Di vueltas, me enredé, los nervios me estallaron. Un picotazo, y otro y otro. Me había quedado dormida sobre el teléfono, que no paraba de chillar con su aviso de mensaje de texto. Ganamos, nojoda. Gloria al bravo pueblo. Cero-cero-cinco-ocho. El código de Venezuela. El corrientazo se me vino encima. A la tercera va la vencida. De un golpe, y por vez definitiva, me desperté.

Me enrollé como pude en la cobija. Salté a la sala y miré la oscuridad a mi alrededor. Pero mis cojines y yo no supimos qué hacer. Quise despertar a los vecinos, salir a comprar el periódico, cantar el himno nacional. Quise estar en la cocina de la casa; guindada -eufórica- de la hamaca; colando el café de la victoria. Quise casa y país. Quise todo de un solo trago. Pero en medio de aquel frío, hice lo que pude. Once de abril, trece de abril, seis de diciembre, quince de agosto. Efeméride tras efeméride. Cuánto tiempo esperamos una madrugada así. Cuántas veces amaneció sin nada bueno qué decirnos.

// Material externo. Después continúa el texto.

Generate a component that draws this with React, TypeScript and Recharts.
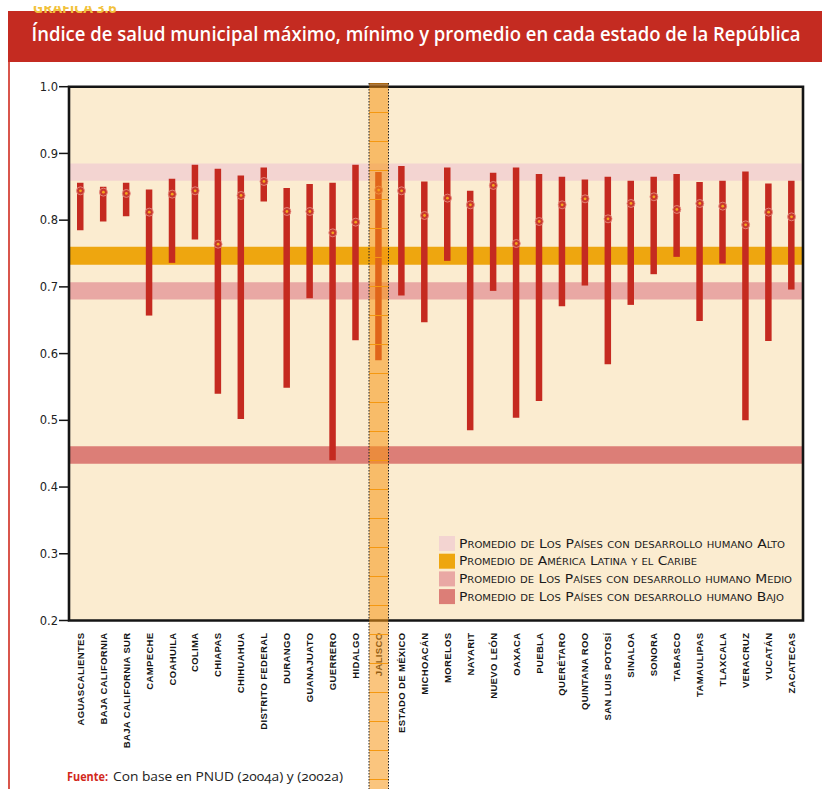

No supe cuántas ventanas más abrir: los periódicos, el correo electrónico, la radio digital. Todo, abrí todo lo que pude. Un correo de mi madre decía: es la primera vez en mi vida que gano algo. Desafortunada electoral como pocas –su candidato nunca ganó en 40 años democráticos y mucho menos en los 10 del chavismo-, mi madre había escrito sin comas ni puntos, pura exclamación. Ganamos, después de un parto. Pura exclamación.

Me había ido a dormir con la misma sensación con la que me fui del país: con una estafa a cuestas; culpable y cobarde a la vez. A las once de la noche, la prensa española daba ganador al Sí con seis puntos de ventaja. Más de lo mismo, pensé. Mis muebles y yo nos dimos un pésame. Me fui a la cama envuelta en esa caja negra en la que se había convertido la vida electoral, con esa sensación de imbécil que se mira el meñique morado, esa tinta de votante que mira desteñirse su moral poco a poco en los días siguientes a la elección. Pero ahora era distinto. Ahora, después de casi diez años, no tenía cereal blando y amargo en el plato del día siguiente, tampoco autopista desolada ni miedo en el corazón. Ahora todo era distinto, pensé.

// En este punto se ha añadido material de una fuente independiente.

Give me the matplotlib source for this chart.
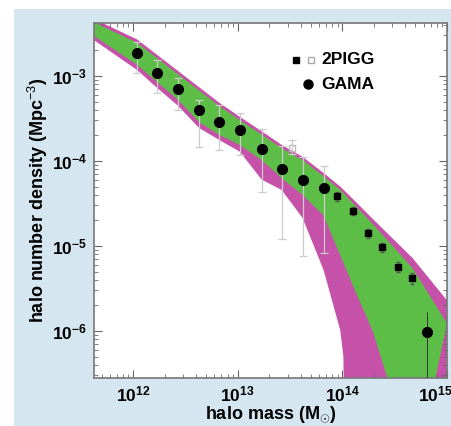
import numpy as np
import matplotlib
matplotlib.use("Agg")
from matplotlib import pyplot as plt
from matplotlib.patches import Rectangle
import matplotlib.transforms as mtransforms

plt.rcParams['font.family'] = ['Liberation Sans Narrow', 'Liberation Sans', 'DejaVu Sans']
plt.rcParams['mathtext.fontset'] = 'custom'
plt.rcParams['mathtext.rm'] = 'Liberation Sans'

# band edges, log10 of halo mass and log10 of number density
band_logm = [11.63, 12.04, 12.23, 12.43, 12.63, 12.82, 13.02, 13.23, 13.42, 13.62,
             13.82, 13.98, 14.12, 14.29, 14.43, 14.67, 15.0]
green_top = [-2.37, -2.61, -2.79, -2.98, -3.17, -3.35, -3.52, -3.69, -3.85, -3.99,
             -4.18, -4.34, -4.52, -4.74, -4.93, -5.26, -5.91]
magenta_top = [-2.33, -2.57, -2.75, -2.94, -3.13, -3.31, -3.48, -3.65, -3.81, -3.95,
               -4.14, -4.30, -4.47, -4.68, -4.85, -5.14, -5.64]

green_bot_logm = [11.63, 12.04, 12.23, 12.43, 12.63, 12.82, 13.02, 13.23, 13.42, 13.62,
                  13.82, 13.98, 14.12, 14.29, 14.43, 14.47]
green_bot = [-2.53, -2.87, -3.07, -3.28, -3.54, -3.69, -3.81, -3.99, -4.20, -4.40,
             -4.64, -5.11, -5.52, -6.00, -6.55, -9.0]

magenta_bot_logm = [11.63, 12.04, 12.23, 12.43, 12.63, 12.82, 13.02, 13.23, 13.42, 13.62,
                    13.82, 13.98, 14.01, 14.04]
magenta_bot = [-2.58, -2.93, -3.14, -3.35, -3.61, -3.75, -3.89, -4.22, -4.34, -4.67,
               -5.28, -5.99, -6.30, -9.0]

# GAMA points
gama_mass = [1.09e12, 1.70e12, 2.69e12, 4.27e12, 6.62e12, 1.05e13, 1.71e13, 2.65e13, 4.21e13, 6.67e13, 6.43e14]
gama_n = [1.87e-3, 1.08e-3, 7.0e-4, 4.0e-4, 2.88e-4, 2.32e-4, 1.38e-4, 8.05e-5, 5.97e-5, 4.81e-5, 9.7e-7]
gama_hi = [2.51e-3, 1.54e-3, 9.5e-4, 5.2e-4, 4.56e-4, 3.67e-4, 2.38e-4, 1.50e-4, 1.11e-4, 8.7e-5, 1.67e-6]
gama_lo = [1.08e-3, 6.3e-4, 4.0e-4, 1.46e-4, 1.35e-4, 1.18e-4, 4.3e-5, 1.21e-5, 7.6e-6, 8.3e-6, 1e-8]

# 2PIGG points
pigg_mass = [8.9e13, 1.26e14, 1.75e14, 2.39e14, 3.40e14, 4.62e14]
pigg_n = [3.87e-5, 2.58e-5, 1.42e-5, 9.7e-6, 5.66e-6, 4.2e-6]
pigg_hi = [4.3e-5, 2.85e-5, 1.6e-5, 1.08e-5, 6.4e-6, 4.8e-6]
pigg_lo = [3.4e-5, 2.3e-5, 1.25e-5, 8.5e-6, 4.9e-6, 3.6e-6]
pigg_open_mass = [3.3e13]
pigg_open_n = [1.42e-4]
pigg_open_hi = [1.75e-4]
pigg_open_lo = [1.2e-4]

green = '#5dbe47'
magenta = '#c651a9'
bg = '#d6e6f0'

fig = plt.figure(figsize=(4.52, 4.26), dpi=100)
fig.patch.set_facecolor('white')
fig.patches.append(Rectangle((14 / 452, 0), 1, 1 - 9 / 426, transform=fig.transFigure,
                             facecolor=bg, edgecolor='none', zorder=-10))
ax = fig.add_axes([94 / 452, 1 - 378 / 426, 353 / 452, 355 / 426])
ax.set_facecolor('white')

bm = 10 ** np.array(band_logm)
# magenta envelope, closed far below the axes
mx = np.concatenate([bm, [1e15, 1e15], 10 ** np.array(magenta_bot_logm)[::-1]])
my = np.concatenate([10 ** np.array(magenta_top), [1e-10, 1e-10], 10 ** np.array(magenta_bot)[::-1]])
ax.fill(mx, my, color=magenta, lw=0, zorder=1)
gx = np.concatenate([bm, 10 ** np.array(green_bot_logm)[::-1]])
gy = np.concatenate([10 ** np.array(green_top), 10 ** np.array(green_bot)[::-1]])
ax.fill(gx, gy, color=green, lw=0, zorder=2)

gm = np.array(gama_mass); gn = np.array(gama_n)
ax.errorbar(gm[:-1], gn[:-1], yerr=[gn[:-1] - np.array(gama_lo[:-1]), np.array(gama_hi[:-1]) - gn[:-1]],
            fmt='none', ecolor='#cccccc', elinewidth=0.9, capsize=3, capthick=0.9, zorder=3)
ax.errorbar(gm[-1:], gn[-1:], yerr=[gn[-1:] - np.array(gama_lo[-1:]), np.array(gama_hi[-1:]) - gn[-1:]],
            fmt='none', ecolor='#333333', elinewidth=0.7, capsize=0, zorder=3)
po = np.array(pigg_open_n)
ax.errorbar(pigg_open_mass, po, yerr=[po - np.array(pigg_open_lo), np.array(pigg_open_hi) - po],
            fmt='s', mfc='none', mec='#bbbbbb', ms=4, ecolor='#cccccc', elinewidth=0.9, capsize=3, zorder=3)
pn = np.array(pigg_n)
ax.errorbar(pigg_mass, pn, yerr=[pn - np.array(pigg_lo), np.array(pigg_hi) - pn],
            fmt='s', color='black', ms=4, ecolor='#555555', elinewidth=0.5, capsize=1.5, zorder=4)
ax.plot(gm, gn, 'o', color='black', ms=7, zorder=5)

ax.set_xscale('log')
ax.set_yscale('log')
ax.set_xlim(10 ** 11.627, 1e15)
ax.set_ylim(10 ** -6.553, 10 ** -2.376)
ax.tick_params(which='both', direction='in', top=True, right=True, color='#666666')
ax.tick_params(which='major', length=6, labelsize=12.5, pad=5)
ax.tick_params(which='minor', length=3)
ax.set_xticks([1e12, 1e13, 1e14, 1e15])
for lab in ax.get_xticklabels() + ax.get_yticklabels():
    lab.set_fontweight('bold')
# last mass label sits against the right edge
last = ax.get_xticklabels()[-1]
last.set_horizontalalignment('right')
last.set_transform(last.get_transform() + mtransforms.ScaledTranslation(4 / 72, 0, fig.dpi_scale_trans))
for s in ax.spines.values():
    s.set_color('#777777')
    s.set_linewidth(1.2)

ax.set_xlabel(r'halo mass (M$_{\odot}$)', fontsize=13, fontweight='bold', labelpad=0)
ax.set_ylabel(r'halo number density (Mpc$^{-3}$)', fontsize=13, fontweight='bold', labelpad=1)

# legend drawn by hand
ax.plot([0.572], [0.896], 's', color='black', ms=4, transform=ax.transAxes, zorder=6)
ax.plot([0.615], [0.896], 's', mfc='none', mec='#aaaaaa', ms=4.5, transform=ax.transAxes, zorder=6)
ax.text(0.643, 0.896, '2PIGG', transform=ax.transAxes, fontsize=12.5, fontweight='bold',
        va='center', ha='left', zorder=6)
ax.plot([0.606], [0.828], 'o', color='black', ms=6.5, transform=ax.transAxes, zorder=6)
ax.text(0.643, 0.828, 'GAMA', transform=ax.transAxes, fontsize=12.5, fontweight='bold',
        va='center', ha='left', zorder=6)

fig.savefig('out.png', dpi=100)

Y de pronto, envuelta en aquella espesa cobija, congelándome en la oscuridad de mis cuarenta metros cuadrados, me di cuenta de que si salía a la calle nadie entendería mi sonrisa; nadie trasnocharía mi triunfo. En Goya los periódicos seguirían siendo inofensivos. La parada del autobús ocuparía la tercera posición de la ruta desde Manuel Becerra. Si me asomaba al pasillo y gritaba, saldría una voz chorreada. Mis palabras habrían sido eso: mal aliento. Sólo mal aliento.

Once de abril, trece de abril, seis de diciembre, quince de agosto. Diecinueve muertos. Plaza Altamira. Diecinueve mil despidos. La vejez de mis padres. El olvido caraqueño. La tristeza automotora. El silencio del estafado. País, país y país. Ahora todo aquello se revolvía, a la distancia. A ocho horas en avión, las cosas cambiaban. Alguien giraba una tuerca. Algo cobraba sentido. Cuánto tiempo esperamos una madrugada así. Cuántas veces amaneció sin nada bueno qué decirnos. Y sentí que el frío llegaba lejos, por encima de mis ojos. Quise casa y país. Entonces, me acurruqué y canté el himno. Hice lo que pude, hasta el hueso de mis huesos.